Food in a Planetary Emergency is a timely overview of the current food systems and the required transformations to respond to the challenges of climate change, population pressures, biodiversity loss and use of natural resources, such as soils, water and phosphorus. This book takes a planetary health perspective which explores the links between natural systems and human wellbeing implying that there is a need for united actions to achieve important environmental and population health co-benefits.
This book outlines that the foundation of planetary health is sustainability. It addresses the environment and climate change emergency as a global agenda, however, emphasises the urgency of the sustainability perspective which integrates a wide spectrum of issues that require integrated solutions to offer better prospects for humanity. This book drives this argument further through the global Sustainable Development Goals (SDGs) where food is not just SDG2 but transcends all 17 goals.
Food in a Planetary Emergency tackles the problems of food production and consumption at a global, industry and individual level linking it to topics related to the natural environment, climate change, waste, marketing, new ways of producing food and providing alternative proteins, mitigating non-communicable diseases, flexitarianism and the role of Generation Z in the emerging dietary choices.
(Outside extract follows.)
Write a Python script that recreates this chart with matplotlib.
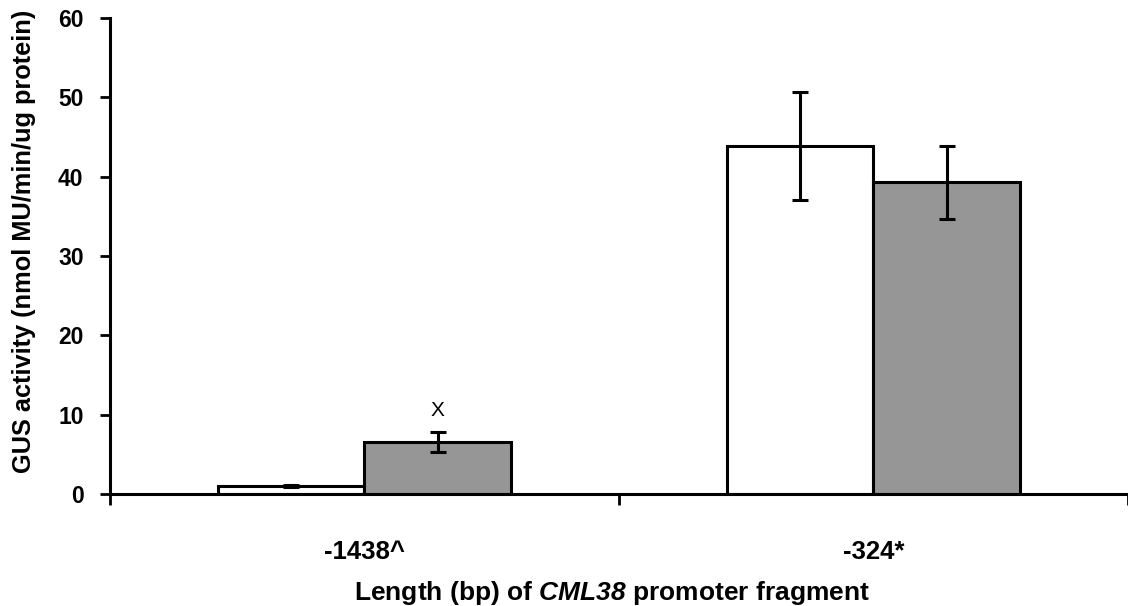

This book benefits readers with understanding the importance and intricacy of their dietary choices at a point in time when our planet is facing an emergency triggered by long-term dependence on fossil fuels and artificial fertilisers but also by the ways we have provided food. However, this book also delivers the message that safeguarding and sustaining planetary health is possible.
Dora Marinova is a Professor of Sustainability at the Curtin University Sustainability Policy (CUSP) Institute, Australia which she established in 2007 and where she was Director between 2015 and 2018 and Deputy Director between 2007 and 2015. Dora started as an academic at the University of National and World Economy, Sofia, Bulgaria and previously worked at Murdoch University, Australia where she was Head of School of the Institute for Sustainability and Technology Policy (ISTP). Her areas of research interest cover sustainability, innovation and sustainometrics.
Dora has 370 refereed publications and has supervised more than 70 PhD students to successful completion. She has published in high-impact journals, including Scientometrics, Journal of Cleaner Production, Journal of Econometrics, Nanotechnology and Sustainability. Two of the books she co-edited – Impact of Meat Consumption on Health and Environmental Sustainability and Environmental, Health and Business Opportunities in the New Meat Alternatives Market – received “Best in the World” at the prestigious 22nd and 24th Gourmand Awards, in the categories of Sustainable Food and Vegetarian Food respectively. Between 2013 and 2020, Dora served as a member of the Centres of Research Excellence Peer Review Panels on Population Health and Health Services, National Health and Medical Research Council (NHMRC), Australian Government. She is an Elected Member of the Australian Institute of Aboriginal and Torres Strait Islander Studies (AIATSIS) and Elected Fellow of the Modelling and Simulation Society of Australia and New Zealand (MSSANZ) and the International Environmental Modelling and Software Society (IEMSS) headquartered in Switzerland.
Dr Diana Bogueva is a proactive interdisciplinary researcher focused on consumer behaviour change, alternative proteins, future novel food processing technologies, food sustainability and harmonisation. Currently, she is the Manager of the Centre for Advanced Food Engineering, the University of Sydney and a Research Fellow at the Curtin University Sustainability Policy (CUSP) Institute, Australia. Diana’s work has won two international awards: the Australian National Best Book winner in 2019 and the World’s Best Book award 2020 in the Vegetarian Food category at the prestigious 24th Gourmand Awards, considered equivalent to the Oscars in the area of food, for her co-edited book with Prof. Marinova Environmental, Health and Business Opportunities in the New Meat Alternatives Market. In 2020, she won the Faculty of Humanities Journal Article of the Year Award at Curtin University for her co-authored paper Planetary health and reduction in meat consumption. She is also a finalist in the 10th International Book Award at America’s Book Fair 2019 for her co-edited book Handbook of Research on Social Marketing and Its Influence on Animal Origin Food Product Consumption.
Diana is an active member, Working Groups Director and Ambassador for Australia at the Global Harmonisation Initiative, headquartered in Austria. She is an Elected Member-in-Large at the Non-thermal Processing Division of the International Institute of Food Technologies headquartered in the USA. Diana is a program producer and presenter at the Australian Special Broadcasting Services (SBS) Radio and in 2017, was a finalist at the New South Wales Premier Multicultural Media Awards for best radio and audio reports. She is also a member of the International Federation of Journalists headquartered in Belgium.